--- begin Dataset extract ---
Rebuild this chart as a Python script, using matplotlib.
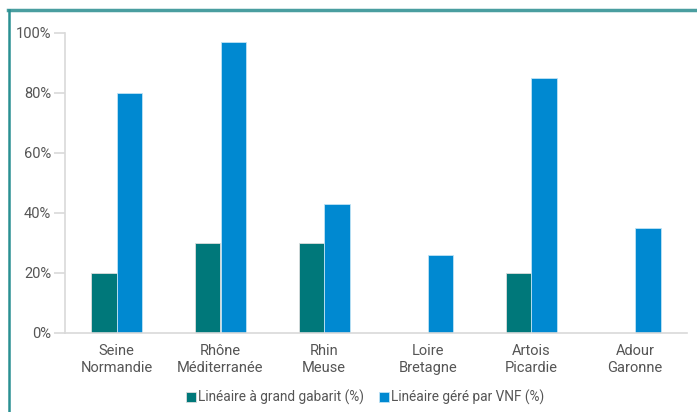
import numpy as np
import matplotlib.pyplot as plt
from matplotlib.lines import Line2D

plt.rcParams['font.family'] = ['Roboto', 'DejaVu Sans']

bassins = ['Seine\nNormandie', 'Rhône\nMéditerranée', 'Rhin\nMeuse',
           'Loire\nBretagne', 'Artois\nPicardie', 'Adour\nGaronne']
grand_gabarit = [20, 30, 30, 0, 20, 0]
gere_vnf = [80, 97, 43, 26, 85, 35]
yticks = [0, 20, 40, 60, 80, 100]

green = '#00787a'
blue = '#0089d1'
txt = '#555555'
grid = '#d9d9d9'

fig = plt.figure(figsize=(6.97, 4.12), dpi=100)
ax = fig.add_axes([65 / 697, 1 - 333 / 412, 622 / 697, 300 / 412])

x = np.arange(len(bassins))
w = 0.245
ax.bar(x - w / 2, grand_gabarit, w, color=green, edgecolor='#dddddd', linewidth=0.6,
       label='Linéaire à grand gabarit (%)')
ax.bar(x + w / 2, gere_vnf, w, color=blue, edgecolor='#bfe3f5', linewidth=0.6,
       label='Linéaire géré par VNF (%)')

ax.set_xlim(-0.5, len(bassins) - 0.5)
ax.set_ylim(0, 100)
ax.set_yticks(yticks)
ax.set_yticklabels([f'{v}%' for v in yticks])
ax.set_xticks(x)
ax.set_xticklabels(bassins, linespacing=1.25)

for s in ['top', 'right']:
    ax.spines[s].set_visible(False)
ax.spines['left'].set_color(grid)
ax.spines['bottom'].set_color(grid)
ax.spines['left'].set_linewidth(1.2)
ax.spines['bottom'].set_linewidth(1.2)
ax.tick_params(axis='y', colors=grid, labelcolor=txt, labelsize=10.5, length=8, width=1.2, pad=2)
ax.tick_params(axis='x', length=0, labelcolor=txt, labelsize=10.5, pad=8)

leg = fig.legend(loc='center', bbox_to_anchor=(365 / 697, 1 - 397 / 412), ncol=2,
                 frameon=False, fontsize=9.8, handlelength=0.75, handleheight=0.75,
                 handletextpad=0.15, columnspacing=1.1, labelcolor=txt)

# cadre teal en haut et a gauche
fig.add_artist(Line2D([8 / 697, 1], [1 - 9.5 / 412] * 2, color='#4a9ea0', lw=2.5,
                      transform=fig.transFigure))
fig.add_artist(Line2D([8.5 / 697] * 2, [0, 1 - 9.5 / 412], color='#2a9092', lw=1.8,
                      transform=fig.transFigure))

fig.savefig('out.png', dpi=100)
--- end Dataset extract ---
### Aim of the exercise
Write out nothing but the lines from the start of the data through the line with "ax.set_xticklabels(bassins, linespacing=1.25)". Leave out the pictures.

### Result below
Rebuild this chart as a Python script, using matplotlib.
import numpy as np
import matplotlib.pyplot as plt
from matplotlib.lines import Line2D

plt.rcParams['font.family'] = ['Roboto', 'DejaVu Sans']

bassins = ['Seine\nNormandie', 'Rhône\nMéditerranée', 'Rhin\nMeuse',
           'Loire\nBretagne', 'Artois\nPicardie', 'Adour\nGaronne']
grand_gabarit = [20, 30, 30, 0, 20, 0]
gere_vnf = [80, 97, 43, 26, 85, 35]
yticks = [0, 20, 40, 60, 80, 100]

green = '#00787a'
blue = '#0089d1'
txt = '#555555'
grid = '#d9d9d9'

fig = plt.figure(figsize=(6.97, 4.12), dpi=100)
ax = fig.add_axes([65 / 697, 1 - 333 / 412, 622 / 697, 300 / 412])

x = np.arange(len(bassins))
w = 0.245
ax.bar(x - w / 2, grand_gabarit, w, color=green, edgecolor='#dddddd', linewidth=0.6,
       label='Linéaire à grand gabarit (%)')
ax.bar(x + w / 2, gere_vnf, w, color=blue, edgecolor='#bfe3f5', linewidth=0.6,
       label='Linéaire géré par VNF (%)')

ax.set_xlim(-0.5, len(bassins) - 0.5)
ax.set_ylim(0, 100)
ax.set_yticks(yticks)
ax.set_yticklabels([f'{v}%' for v in yticks])
ax.set_xticks(x)
ax.set_xticklabels(bassins, linespacing=1.25)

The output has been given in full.